Dr. Anne Hansen is a professor in the history department at the University of Wisconsin-Madison. She became a Pluralism Project affiliate in 2000 while teaching in the departments of history and anthropology at the University of Wisconsin Milwaukee. She worked with students and the Interfaith Center of Milwaukee through 2006 to collaboratively document the changing religious demography and diversity in Milwaukee.
At the time of this research, Dr. Hansen wrote of Milwaukee:
Milwaukee, which has historically served as an immigrant center for German Lutherans, Irish and Polish Catholics, and Serbian Othodox Chrisitans, has drastically altered its religious landscape as new immigrants including Hmong animists, South Asian and Middle Eastern Muslims, Indian Sikhs, Russian Jews, and Laotian Buddhists establish themselves in the city. Categorized as one of the two most segregated cities in the United States, Milwaukee has also experienced a major growth in African-American store-front churches, tabernacles and Islamic centers in the past several decades.

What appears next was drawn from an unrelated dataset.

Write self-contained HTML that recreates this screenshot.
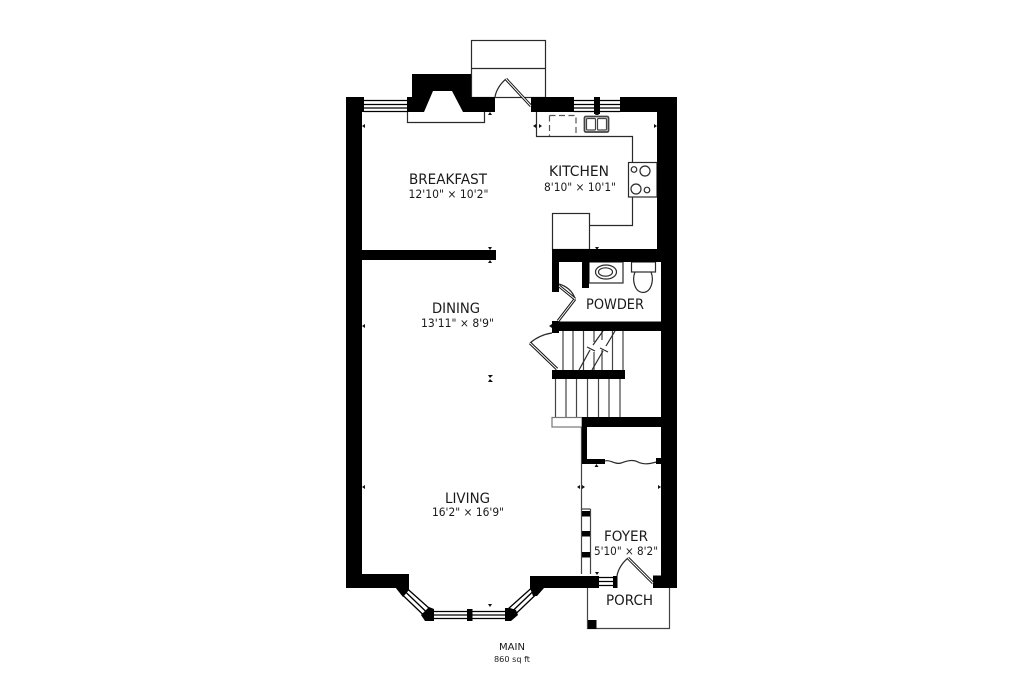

Ojibwe and Cuban communities in Milwaukee are practicing their traditional Native-American and Afro-Caribbean religions, while many groups including Hmong, as well as Chinese and Hispanic immigrants, have established ethnic christian congregations, often in the very churches once occupied by Euro-American Christian groups. The city supports several American Buddhists communities and meditation centers, and Neo-Pagans are a growing presence as well.